Originally Posted by

**Bradyns** Take this equation for example.

$\displaystyle x^2 + yx = 2$

It isn't explicitly a function of y, with respect to x, you have to do some manipulation before differentiating normally..

$\displaystyle y = ?$

In this case,

$\displaystyle y=\frac{2 - x^2}{x}$

If I gave you this originally, you would be able to differentiate this, and the problem is no different.

But, one thing that we do usually forget is that we differentiate both sides.

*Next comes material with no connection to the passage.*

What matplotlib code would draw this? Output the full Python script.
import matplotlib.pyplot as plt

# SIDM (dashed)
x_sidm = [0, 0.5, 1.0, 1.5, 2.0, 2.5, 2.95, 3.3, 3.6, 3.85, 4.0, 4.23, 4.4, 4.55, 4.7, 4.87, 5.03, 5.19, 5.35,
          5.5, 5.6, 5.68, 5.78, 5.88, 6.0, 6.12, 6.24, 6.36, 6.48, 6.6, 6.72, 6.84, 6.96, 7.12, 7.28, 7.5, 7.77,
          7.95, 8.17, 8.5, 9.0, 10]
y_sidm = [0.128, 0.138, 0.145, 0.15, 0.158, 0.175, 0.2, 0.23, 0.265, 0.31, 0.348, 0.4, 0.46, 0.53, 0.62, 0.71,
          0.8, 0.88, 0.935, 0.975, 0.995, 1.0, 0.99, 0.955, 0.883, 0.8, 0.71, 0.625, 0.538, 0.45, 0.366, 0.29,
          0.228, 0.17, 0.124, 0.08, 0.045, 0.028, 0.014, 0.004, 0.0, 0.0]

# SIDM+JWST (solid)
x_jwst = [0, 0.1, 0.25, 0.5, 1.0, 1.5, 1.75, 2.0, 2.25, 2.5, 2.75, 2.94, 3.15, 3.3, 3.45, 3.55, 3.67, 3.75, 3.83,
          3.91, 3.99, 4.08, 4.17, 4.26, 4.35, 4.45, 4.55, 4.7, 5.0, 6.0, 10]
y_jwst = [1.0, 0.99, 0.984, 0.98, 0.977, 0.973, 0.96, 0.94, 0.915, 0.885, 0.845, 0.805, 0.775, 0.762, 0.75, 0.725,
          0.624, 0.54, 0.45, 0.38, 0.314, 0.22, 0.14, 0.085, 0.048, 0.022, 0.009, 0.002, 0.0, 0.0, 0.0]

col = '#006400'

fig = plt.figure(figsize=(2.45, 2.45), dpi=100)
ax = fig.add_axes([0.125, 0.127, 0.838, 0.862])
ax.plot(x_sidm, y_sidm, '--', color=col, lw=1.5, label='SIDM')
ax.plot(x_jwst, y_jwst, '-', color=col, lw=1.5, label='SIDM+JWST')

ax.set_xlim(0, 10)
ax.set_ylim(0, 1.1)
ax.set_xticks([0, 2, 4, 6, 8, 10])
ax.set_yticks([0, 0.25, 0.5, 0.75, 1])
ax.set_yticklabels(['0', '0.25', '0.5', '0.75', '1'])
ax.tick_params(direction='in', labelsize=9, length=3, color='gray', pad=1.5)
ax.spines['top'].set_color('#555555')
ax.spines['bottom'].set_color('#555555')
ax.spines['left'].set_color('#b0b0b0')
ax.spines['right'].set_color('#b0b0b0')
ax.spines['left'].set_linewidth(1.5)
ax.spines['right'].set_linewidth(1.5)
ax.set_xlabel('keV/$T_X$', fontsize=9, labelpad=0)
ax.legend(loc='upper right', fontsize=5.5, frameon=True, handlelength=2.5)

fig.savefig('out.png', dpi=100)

$\displaystyle \frac{\mathrm{d}y }{\mathrm{d} x}y=\frac{\mathrm{d}y }{\mathrm{d} x}\frac{2 - x^2}{x}$

$\displaystyle \frac{\mathrm{d}y }{\mathrm{d} x}y=\frac{\mathrm{d}y }{\mathrm{d} x}2x^{-1}-\frac{\mathrm{d}y}{\mathrm{d} x}x$

So we get,

$\displaystyle 1\cdot \frac{\mathrm{d}y }{\mathrm{d} x}=-2x^{-2}-1$

*Take note of the left hand side.*

Finally we would get:

$\displaystyle \frac{\mathrm{d}y }{\mathrm{d} x}=-2x^{-2}-1$